Hands down, the hour I spent talking to Miguel was easily the most entertaining time I’ve ever had talking to a game developer. Probably because he’s one of us, he’s a fan. He gets it. Warhammer fans always, to me at least, appear to have their own private little language and understanding. This shared understanding was there, this was someone who well… I took an Oath of the Moment so I can’t tell you about the stuff he told me regarding the [REDACTED BY THE HOLY INQUISITION]

This is someone who speaks clearly to his fans and customers. It’s a lesson he has brought with him to Behaviour Interactive. The quickest and easiest example is quite simply how he engages with other people. this isn’t a man who is going to try the tired old marketing trick of $39.99 being a bargain. We as fans of the MMO genre are informed. We can do the research, we can be conversant on the product. I don’t think this is a weakness facing Behaviour Interactive or Miguel himself. If anything it lets them play to their strengths as they’ve been presented. Passion, dedication and a desire to see this property done correctly.

It’s something that clearly stretches through the whole team, if you follow the newsletter you’ve been introduced to them and you can expect them to be hunted down and interviewed here soon. The team isn’t just paying lip service to the intellectual property. They’re collectors, they’re painters, they have the tabletop in their souls just like any Warhammer fan does.

Tabletop

In the next few days we will be discussing the Founders Program, organising a give away of some Founders packs to a few lucky warriors and talking more about the game.

It is however a long road to Arkona and to the war. Over the coming weeks and months we’re all going to make the journey together. There will be much to discuss, plenty to see and most importantly at the end, there will be …well… you know what there will be. Grim Darkness.

For the uninitiated I present to you the familiar text present in all Games Workshop Warhammer 40,000 games and books.

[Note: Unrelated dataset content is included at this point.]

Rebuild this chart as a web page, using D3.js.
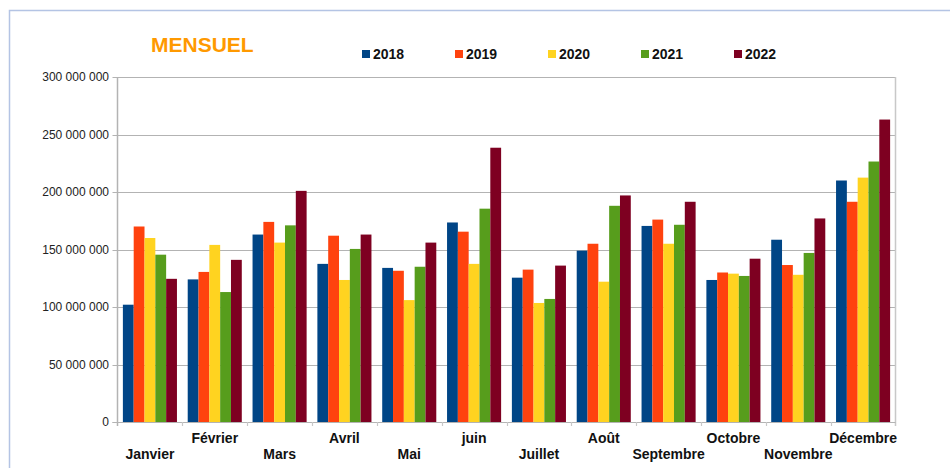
<!DOCTYPE html>
<html>
<head>
<meta charset="utf-8">
<script src="https://cdn.jsdelivr.net/npm/d3@7"></script>
<style>
  body { margin: 0; background: #fff; }
  svg { display: block; font-family: "Liberation Sans", Arial, sans-serif; }
</style>
</head>
<body>
<div class="chart"></div>
<script>
// chart data
var months = ["Janvier", "Février", "Mars", "Avril", "Mai", "juin",
  "Juillet", "Août", "Septembre", "Octobre", "Novembre", "Décembre"];
var years = ["2018", "2019", "2020", "2021", "2022"];
var colors = ["#004586", "#ff420e", "#ffd320", "#579d1c", "#7e0021"];
var yTicks = [0, 50000000, 100000000, 150000000, 200000000, 250000000, 300000000];

// values in millions
var v2018 = [102, 124, 163, 137.5, 134, 173.5, 125.5, 149, 170.5, 123.5, 158.5, 210];
var v2019 = [170, 130.5, 174, 162, 131.5, 165.5, 132.5, 155, 176, 130, 136.5, 191.5];
var v2020 = [160, 154, 156, 123.5, 106, 137.5, 103.5, 122, 155, 129, 128, 212.5];
var v2021 = [145.5, 113, 171, 150.5, 135, 185.5, 107, 188, 171.5, 127, 147, 226.5];
var v2022 = [124.5, 141, 201, 163, 156, 238.5, 136, 197, 191.5, 142, 177, 263];
var series = [v2018, v2019, v2020, v2021, v2022];

var svgWidth = 950;
var svgHeight = 468;

var plot = { left: 117.5, right: 895.5, top: 77, bottom: 422 };

var svg = d3.select(".chart")
  .append("svg")
  .attr("width", svgWidth)
  .attr("height", svgHeight);

// outer frame (light blue, only top and left are visible)
svg.append("path")
  .attr("d", "M9.5,468 V10.5 H950")
  .attr("fill", "none")
  .attr("stroke", "#b4c4e4")
  .attr("stroke-width", 1.5);

// scales
var x0 = d3.scaleBand()
  .domain(months)
  .range([plot.left, plot.right])
  .padding(0);

var bw = x0.bandwidth();
var gap = bw * 0.083;
var x1 = d3.scaleBand()
  .domain(years)
  .range([gap, bw - gap])
  .padding(0);

var y = d3.scaleLinear()
  .domain([0, 300000000])
  .range([plot.bottom, plot.top]);

// gridlines
svg.append("g")
  .selectAll("line")
  .data(yTicks)
  .enter()
  .append("line")
  .attr("x1", plot.left - 5)
  .attr("x2", plot.right)
  .attr("y1", d => Math.round(y(d)) + 0.5)
  .attr("y2", d => Math.round(y(d)) + 0.5)
  .attr("stroke", "#b3b3b3")
  .attr("stroke-width", 1.2);

// y tick labels
svg.append("g")
  .selectAll("text")
  .data(yTicks)
  .enter()
  .append("text")
  .attr("x", 109)
  .attr("y", d => y(d) + 4)
  .attr("text-anchor", "end")
  .attr("font-size", 12)
  .attr("fill", "#222")
  .text(d => d3.format(",")(d).replace(/,/g, " "));

// bars
var groups = svg.append("g")
  .selectAll("g")
  .data(months)
  .enter()
  .append("g")
  .attr("transform", d => `translate(${x0(d)},0)`);

groups.selectAll("rect")
  .data((m, i) => years.map((yr, j) => ({ year: yr, idx: j, value: series[j][i] * 1000000 })))
  .enter()
  .append("rect")
  .attr("x", d => x1(d.year))
  .attr("width", x1.bandwidth())
  .attr("y", d => y(d.value))
  .attr("height", d => y(0) - y(d.value))
  .attr("fill", d => colors[d.idx]);

// axes lines
svg.append("line")
  .attr("x1", plot.left).attr("x2", plot.left)
  .attr("y1", plot.top).attr("y2", plot.bottom + 4)
  .attr("stroke", "#b3b3b3").attr("stroke-width", 1.5);
svg.append("line")
  .attr("x1", plot.right).attr("x2", plot.right)
  .attr("y1", plot.top).attr("y2", plot.bottom + 4)
  .attr("stroke", "#c8c8c8").attr("stroke-width", 1.5);
svg.append("line")
  .attr("x1", plot.left - 5).attr("x2", plot.right)
  .attr("y1", plot.bottom + 0.5).attr("y2", plot.bottom + 0.5)
  .attr("stroke", "#b3b3b3").attr("stroke-width", 1.2);

// x tick marks at category boundaries
svg.append("g")
  .selectAll("line")
  .data(months.slice(1))
  .enter()
  .append("line")
  .attr("x1", d => Math.round(x0(d)) + 0.5)
  .attr("x2", d => Math.round(x0(d)) + 0.5)
  .attr("y1", plot.bottom)
  .attr("y2", plot.bottom + 4)
  .attr("stroke", "#c8c8c8")
  .attr("stroke-width", 1.2);

// x labels, staggered on two rows
svg.append("g")
  .selectAll("text")
  .data(months)
  .enter()
  .append("text")
  .attr("x", d => x0(d) + bw / 2)
  .attr("y", (d, i) => i % 2 === 0 ? 459 : 443)
  .attr("text-anchor", "middle")
  .attr("font-size", 14)
  .attr("font-weight", "bold")
  .attr("fill", "#111")
  .text(d => d);

// title
svg.append("text")
  .attr("x", 151)
  .attr("y", 51.5)
  .attr("font-size", 21)
  .attr("font-weight", "bold")
  .attr("fill", "#ff9900")
  .text("MENSUEL");

// legend
var legend = svg.append("g")
  .selectAll("g")
  .data(years)
  .enter()
  .append("g")
  .attr("transform", (d, i) => `translate(${362 + i * 93},50)`);

legend.append("rect")
  .attr("width", 8)
  .attr("height", 8)
  .attr("fill", (d, i) => colors[i]);

legend.append("text")
  .attr("x", 11)
  .attr("y", 8.5)
  .attr("font-size", 14)
  .attr("font-weight", "bold")
  .attr("fill", "#111")
  .text(d => d);
</script>
</body>
</html>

It is the 41st Millennium. For more than a hundred centuries the Emperor of Mankind has sat immobile on the Golden Throne of Earth. He is the master of mankind by the will of the gods and master of a million worlds by the might of his inexhaustible armies. He is a rotting carcass writhing invisibly with power from the Dark Age of Technology. He is the Carrion Lord of the vast Imperium of Man for whom a thousand souls are sacrificed every day so that he may never truly die. Yet even in his deathless state, the Emperor continues his eternal vigilance. Mighty battlefleets cross the daemon-infested miasma of the Warp, the only route between distant stars, their way lit by the Astronomican, the psychic manifestation of the Emperor’s will. Vast armies give battle in His name on uncounted worlds. Greatest amongst his soldiers are the Adeptus Astartes, the Space Marines, bio-engineered super-warriors. Their comrades in arms are legion: the Imperial Guard and countless planetary defence forces, the ever-vigilant Inquisition and the tech-priests of the Adeptus Mechanicus to name only a few. But for all their multitudes, they are barely enough to hold off the ever-present threat to humanity from aliens, heretics, mutants — and far, far worse. To be a man in such times is to be one amongst untold billions. It is to live in the cruelest and most bloody regime imaginable. These are the tales of those times. Forget the power of technology and science, for so much has been forgotten, never to be relearned. Forget the promise of progress and understanding, for in the grim dark future there is only war. There is no peace amongst the stars, only an eternity of carnage and slaughter, and the laughter of thirsting gods.

I have been your scribe, your Adept Auctor. In Nomine Imperator.